▶ [Problem statement]:
Copy out the data below as written; omit any images.

▶ [Raw data]:

★ ★ ★ ★ ★ ★ ★

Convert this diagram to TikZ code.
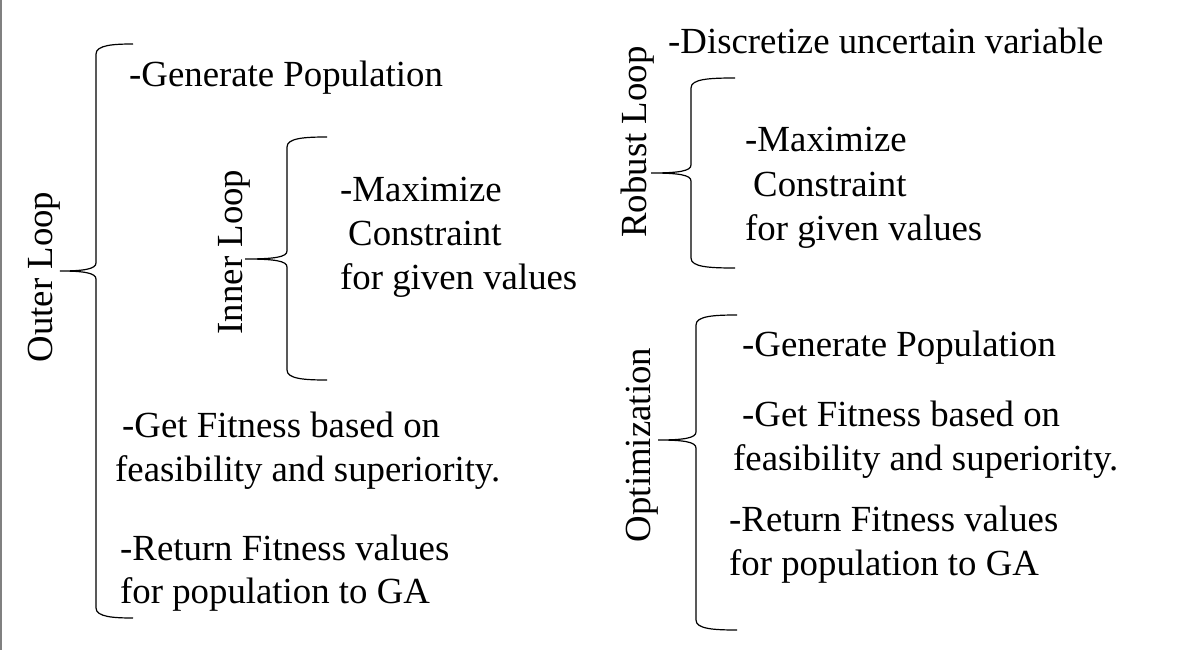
\documentclass[tikz,border=0pt]{standalone}
\usepackage{fontspec}
\setmainfont{Liberation Serif}
\newcommand\bracepath[6]{% #1 tip x, #2 vertical x, #3 top y, #4 cusp y, #5 bottom y, #6 cusp x
  \draw[bracestyle] (#1,#3) .. controls (#2+18,#3) and (#2,#3+1) .. (#2,#3+10)
    -- (#2,#4-8) .. controls (#2,#4-2) and (#2-12,#4) .. (#6,#4)
    .. controls (#2-12,#4) and (#2,#4+2) .. (#2,#4+8)
    -- (#2,#5-10) .. controls (#2,#5-1) and (#2+18,#5) .. (#1,#5);}
\begin{document}
\begin{tikzpicture}[x=1pt,y=-1pt,
  txt/.style={anchor=base west, inner sep=0pt, font=\fontsize{36.8}{44}\selectfont},
  lbl/.style={rotate=90, inner sep=0pt, font=\fontsize{36.8}{44}\selectfont},
  bracestyle/.style={line width=1.2pt, black}]
\useasboundingbox (0,0) rectangle (1186,650);
\draw[gray, line width=1.5pt] (1,0) -- (1,650);

% Outer loop
\node[lbl] (outer) at (44,277) {Outer Loop};
\bracepath{133}{96}{44}{271}{618}{60}
\node[txt] (genL) at (129,87) {-Generate Population};

% Inner loop
\node[lbl] (inner) at (234,252) {Inner Loop};
\bracepath{327}{287}{137}{259}{380}{245}
\node[txt] (maxL1) at (340,201) {-Maximize};
\node[txt] (maxL2) at (348,245) {Constraint};
\node[txt] (maxL3) at (340,289) {for given values};

\node[txt] (fitL1) at (122,437) {-Get Fitness based on};
\node[txt] (fitL2) at (115,481) {feasibility and superiority.};
\node[txt] (retL1) at (120,560) {-Return Fitness values};
\node[txt] (retL2) at (120,603) {for population to GA};

% Robust loop
\node[txt] (disc) at (668,54) {-Discretize uncertain variable};
\node[lbl] (robust) at (638,142) {Robust Loop};
\bracepath{735}{691}{78}{173}{268}{651}
\node[txt] (maxR1) at (745,152) {-Maximize};
\node[txt] (maxR2) at (753,196) {Constraint};
\node[txt] (maxR3) at (745,240) {for given values};

% Optimization
\node[lbl] (optim) at (642,445) {Optimization};
\bracepath{737}{696}{315}{440}{630}{658}
\node[txt] (genR) at (742,356) {-Generate Population};
\node[txt] (fitR1) at (742,426) {-Get Fitness based on};
\node[txt] (fitR2) at (733,470) {feasibility and superiority.};
\node[txt] (retR1) at (729,531) {-Return Fitness values};
\node[txt] (retR2) at (729,575) {for population to GA};
\end{tikzpicture}
\end{document}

★ ★ ★ ★ ★ ★ ★

▶ [Finished exercise]:
Convert this diagram to TikZ code.
\documentclass[tikz,border=0pt]{standalone}
\usepackage{fontspec}
\setmainfont{Liberation Serif}
\newcommand\bracepath[6]{% #1 tip x, #2 vertical x, #3 top y, #4 cusp y, #5 bottom y, #6 cusp x
  \draw[bracestyle] (#1,#3) .. controls (#2+18,#3) and (#2,#3+1) .. (#2,#3+10)
    -- (#2,#4-8) .. controls (#2,#4-2) and (#2-12,#4) .. (#6,#4)
    .. controls (#2-12,#4) and (#2,#4+2) .. (#2,#4+8)
    -- (#2,#5-10) .. controls (#2,#5-1) and (#2+18,#5) .. (#1,#5);}
\begin{document}
\begin{tikzpicture}[x=1pt,y=-1pt,
  txt/.style={anchor=base west, inner sep=0pt, font=\fontsize{36.8}{44}\selectfont},
  lbl/.style={rotate=90, inner sep=0pt, font=\fontsize{36.8}{44}\selectfont},
  bracestyle/.style={line width=1.2pt, black}]
\useasboundingbox (0,0) rectangle (1186,650);
\draw[gray, line width=1.5pt] (1,0) -- (1,650);

% Outer loop
\node[lbl] (outer) at (44,277) {Outer Loop};
\bracepath{133}{96}{44}{271}{618}{60}
\node[txt] (genL) at (129,87) {-Generate Population};

% Inner loop
\node[lbl] (inner) at (234,252) {Inner Loop};
\bracepath{327}{287}{137}{259}{380}{245}
\node[txt] (maxL1) at (340,201) {-Maximize};
\node[txt] (maxL2) at (348,245) {Constraint};
\node[txt] (maxL3) at (340,289) {for given values};

\node[txt] (fitL1) at (122,437) {-Get Fitness based on};
\node[txt] (fitL2) at (115,481) {feasibility and superiority.};
\node[txt] (retL1) at (120,560) {-Return Fitness values};
\node[txt] (retL2) at (120,603) {for population to GA};

% Robust loop
\node[txt] (disc) at (668,54) {-Discretize uncertain variable};
\node[lbl] (robust) at (638,142) {Robust Loop};
\bracepath{735}{691}{78}{173}{268}{651}
\node[txt] (maxR1) at (745,152) {-Maximize};
\node[txt] (maxR2) at (753,196) {Constraint};
\node[txt] (maxR3) at (745,240) {for given values};

% Optimization
\node[lbl] (optim) at (642,445) {Optimization};
\bracepath{737}{696}{315}{440}{630}{658}
\node[txt] (genR) at (742,356) {-Generate Population};
\node[txt] (fitR1) at (742,426) {-Get Fitness based on};
\node[txt] (fitR2) at (733,470) {feasibility and superiority.};
\node[txt] (retR1) at (729,531) {-Return Fitness values};
\node[txt] (retR2) at (729,575) {for population to GA};
\end{tikzpicture}
\end{document}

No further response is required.